DATA SEGMENT
● ● ● ●

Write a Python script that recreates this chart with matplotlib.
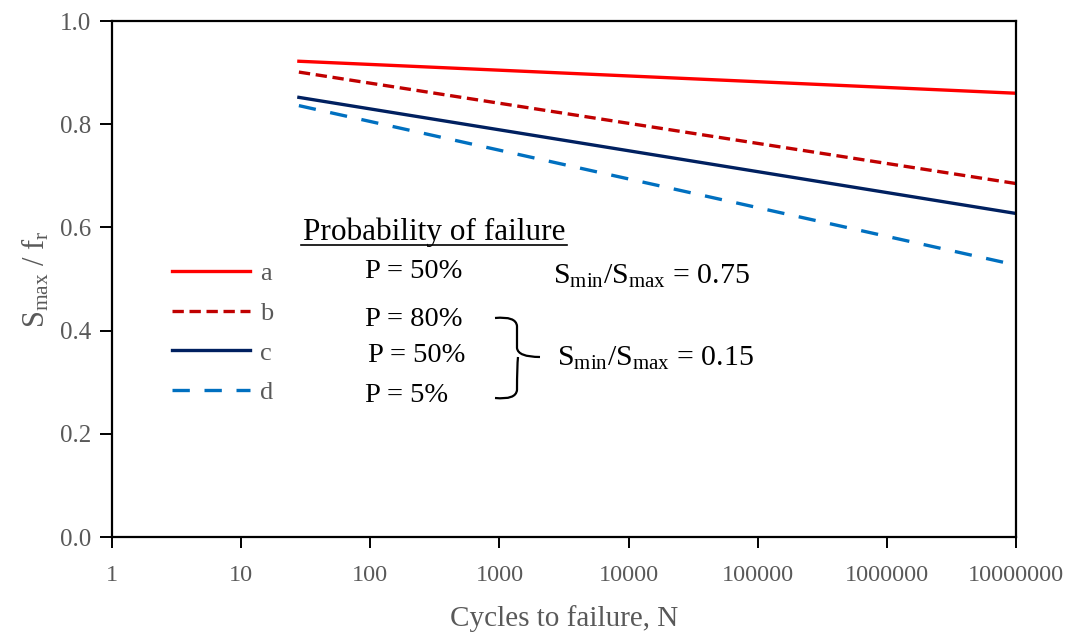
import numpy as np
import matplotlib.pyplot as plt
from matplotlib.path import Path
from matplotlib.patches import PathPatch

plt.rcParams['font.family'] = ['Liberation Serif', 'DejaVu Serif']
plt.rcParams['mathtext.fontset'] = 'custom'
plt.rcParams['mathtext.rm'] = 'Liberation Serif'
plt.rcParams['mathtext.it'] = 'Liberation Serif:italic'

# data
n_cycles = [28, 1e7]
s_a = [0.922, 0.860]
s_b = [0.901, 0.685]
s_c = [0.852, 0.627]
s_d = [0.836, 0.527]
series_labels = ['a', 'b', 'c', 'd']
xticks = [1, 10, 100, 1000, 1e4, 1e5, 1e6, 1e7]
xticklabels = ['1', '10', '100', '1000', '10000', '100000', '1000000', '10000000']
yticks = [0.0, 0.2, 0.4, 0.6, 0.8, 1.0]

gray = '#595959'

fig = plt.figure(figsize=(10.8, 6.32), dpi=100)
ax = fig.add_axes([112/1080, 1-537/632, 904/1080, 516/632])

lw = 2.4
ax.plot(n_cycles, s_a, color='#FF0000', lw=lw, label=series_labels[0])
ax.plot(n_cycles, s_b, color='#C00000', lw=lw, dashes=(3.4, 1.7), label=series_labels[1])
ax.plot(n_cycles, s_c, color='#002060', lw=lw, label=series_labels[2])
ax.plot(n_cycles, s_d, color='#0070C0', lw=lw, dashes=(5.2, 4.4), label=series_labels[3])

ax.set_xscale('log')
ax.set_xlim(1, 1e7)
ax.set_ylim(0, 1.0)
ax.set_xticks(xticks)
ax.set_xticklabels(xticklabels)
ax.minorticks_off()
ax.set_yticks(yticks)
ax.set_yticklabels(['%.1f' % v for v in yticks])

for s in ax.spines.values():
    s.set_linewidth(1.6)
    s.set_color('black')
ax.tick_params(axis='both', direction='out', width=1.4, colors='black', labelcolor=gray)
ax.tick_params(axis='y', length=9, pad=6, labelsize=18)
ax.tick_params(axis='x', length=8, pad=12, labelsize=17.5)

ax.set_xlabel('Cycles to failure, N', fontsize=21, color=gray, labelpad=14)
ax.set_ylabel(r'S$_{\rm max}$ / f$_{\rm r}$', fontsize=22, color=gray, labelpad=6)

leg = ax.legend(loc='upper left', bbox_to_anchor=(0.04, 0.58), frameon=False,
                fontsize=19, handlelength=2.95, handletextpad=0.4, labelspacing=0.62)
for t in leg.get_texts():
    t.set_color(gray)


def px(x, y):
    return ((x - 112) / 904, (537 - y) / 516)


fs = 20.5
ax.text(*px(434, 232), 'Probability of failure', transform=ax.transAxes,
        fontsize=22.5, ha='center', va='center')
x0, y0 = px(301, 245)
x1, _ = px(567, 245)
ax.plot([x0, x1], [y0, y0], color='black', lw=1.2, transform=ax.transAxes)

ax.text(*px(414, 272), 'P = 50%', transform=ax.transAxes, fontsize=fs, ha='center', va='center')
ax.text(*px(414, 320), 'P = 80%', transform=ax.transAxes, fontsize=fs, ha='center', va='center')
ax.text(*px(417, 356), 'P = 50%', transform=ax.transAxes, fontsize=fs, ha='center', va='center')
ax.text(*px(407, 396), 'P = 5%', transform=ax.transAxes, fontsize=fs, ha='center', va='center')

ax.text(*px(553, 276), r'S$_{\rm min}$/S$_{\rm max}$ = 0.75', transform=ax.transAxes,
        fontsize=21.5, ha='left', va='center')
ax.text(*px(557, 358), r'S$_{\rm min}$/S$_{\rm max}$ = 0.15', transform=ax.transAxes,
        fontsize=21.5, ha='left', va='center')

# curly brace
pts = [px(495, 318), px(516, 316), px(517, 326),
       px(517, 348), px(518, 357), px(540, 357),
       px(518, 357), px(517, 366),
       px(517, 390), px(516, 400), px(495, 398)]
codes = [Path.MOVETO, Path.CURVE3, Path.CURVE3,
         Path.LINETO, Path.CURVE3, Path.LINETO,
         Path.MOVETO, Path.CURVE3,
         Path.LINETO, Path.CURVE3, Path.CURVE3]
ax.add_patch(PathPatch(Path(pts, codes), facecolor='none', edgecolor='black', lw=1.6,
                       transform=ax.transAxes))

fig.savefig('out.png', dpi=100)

● ● ● ●

THE PROBLEM
The listing above must be printed again exactly, minus its pictures.

PROBLEM SOLUTION
Write a Python script that recreates this chart with matplotlib.
import numpy as np
import matplotlib.pyplot as plt
from matplotlib.path import Path
from matplotlib.patches import PathPatch

plt.rcParams['font.family'] = ['Liberation Serif', 'DejaVu Serif']
plt.rcParams['mathtext.fontset'] = 'custom'
plt.rcParams['mathtext.rm'] = 'Liberation Serif'
plt.rcParams['mathtext.it'] = 'Liberation Serif:italic'

# data
n_cycles = [28, 1e7]
s_a = [0.922, 0.860]
s_b = [0.901, 0.685]
s_c = [0.852, 0.627]
s_d = [0.836, 0.527]
series_labels = ['a', 'b', 'c', 'd']
xticks = [1, 10, 100, 1000, 1e4, 1e5, 1e6, 1e7]
xticklabels = ['1', '10', '100', '1000', '10000', '100000', '1000000', '10000000']
yticks = [0.0, 0.2, 0.4, 0.6, 0.8, 1.0]

gray = '#595959'

fig = plt.figure(figsize=(10.8, 6.32), dpi=100)
ax = fig.add_axes([112/1080, 1-537/632, 904/1080, 516/632])

lw = 2.4
ax.plot(n_cycles, s_a, color='#FF0000', lw=lw, label=series_labels[0])
ax.plot(n_cycles, s_b, color='#C00000', lw=lw, dashes=(3.4, 1.7), label=series_labels[1])
ax.plot(n_cycles, s_c, color='#002060', lw=lw, label=series_labels[2])
ax.plot(n_cycles, s_d, color='#0070C0', lw=lw, dashes=(5.2, 4.4), label=series_labels[3])

ax.set_xscale('log')
ax.set_xlim(1, 1e7)
ax.set_ylim(0, 1.0)
ax.set_xticks(xticks)
ax.set_xticklabels(xticklabels)
ax.minorticks_off()
ax.set_yticks(yticks)
ax.set_yticklabels(['%.1f' % v for v in yticks])

for s in ax.spines.values():
    s.set_linewidth(1.6)
    s.set_color('black')
ax.tick_params(axis='both', direction='out', width=1.4, colors='black', labelcolor=gray)
ax.tick_params(axis='y', length=9, pad=6, labelsize=18)
ax.tick_params(axis='x', length=8, pad=12, labelsize=17.5)

ax.set_xlabel('Cycles to failure, N', fontsize=21, color=gray, labelpad=14)
ax.set_ylabel(r'S$_{\rm max}$ / f$_{\rm r}$', fontsize=22, color=gray, labelpad=6)

leg = ax.legend(loc='upper left', bbox_to_anchor=(0.04, 0.58), frameon=False,
                fontsize=19, handlelength=2.95, handletextpad=0.4, labelspacing=0.62)
for t in leg.get_texts():
    t.set_color(gray)


def px(x, y):
    return ((x - 112) / 904, (537 - y) / 516)


fs = 20.5
ax.text(*px(434, 232), 'Probability of failure', transform=ax.transAxes,
        fontsize=22.5, ha='center', va='center')
x0, y0 = px(301, 245)
x1, _ = px(567, 245)
ax.plot([x0, x1], [y0, y0], color='black', lw=1.2, transform=ax.transAxes)

ax.text(*px(414, 272), 'P = 50%', transform=ax.transAxes, fontsize=fs, ha='center', va='center')
ax.text(*px(414, 320), 'P = 80%', transform=ax.transAxes, fontsize=fs, ha='center', va='center')
ax.text(*px(417, 356), 'P = 50%', transform=ax.transAxes, fontsize=fs, ha='center', va='center')
ax.text(*px(407, 396), 'P = 5%', transform=ax.transAxes, fontsize=fs, ha='center', va='center')

ax.text(*px(553, 276), r'S$_{\rm min}$/S$_{\rm max}$ = 0.75', transform=ax.transAxes,
        fontsize=21.5, ha='left', va='center')
ax.text(*px(557, 358), r'S$_{\rm min}$/S$_{\rm max}$ = 0.15', transform=ax.transAxes,
        fontsize=21.5, ha='left', va='center')

# curly brace
pts = [px(495, 318), px(516, 316), px(517, 326),
       px(517, 348), px(518, 357), px(540, 357),
       px(518, 357), px(517, 366),
       px(517, 390), px(516, 400), px(495, 398)]
codes = [Path.MOVETO, Path.CURVE3, Path.CURVE3,
         Path.LINETO, Path.CURVE3, Path.LINETO,
         Path.MOVETO, Path.CURVE3,
         Path.LINETO, Path.CURVE3, Path.CURVE3]
ax.add_patch(PathPatch(Path(pts, codes), facecolor='none', edgecolor='black', lw=1.6,
                       transform=ax.transAxes))

fig.savefig('out.png', dpi=100)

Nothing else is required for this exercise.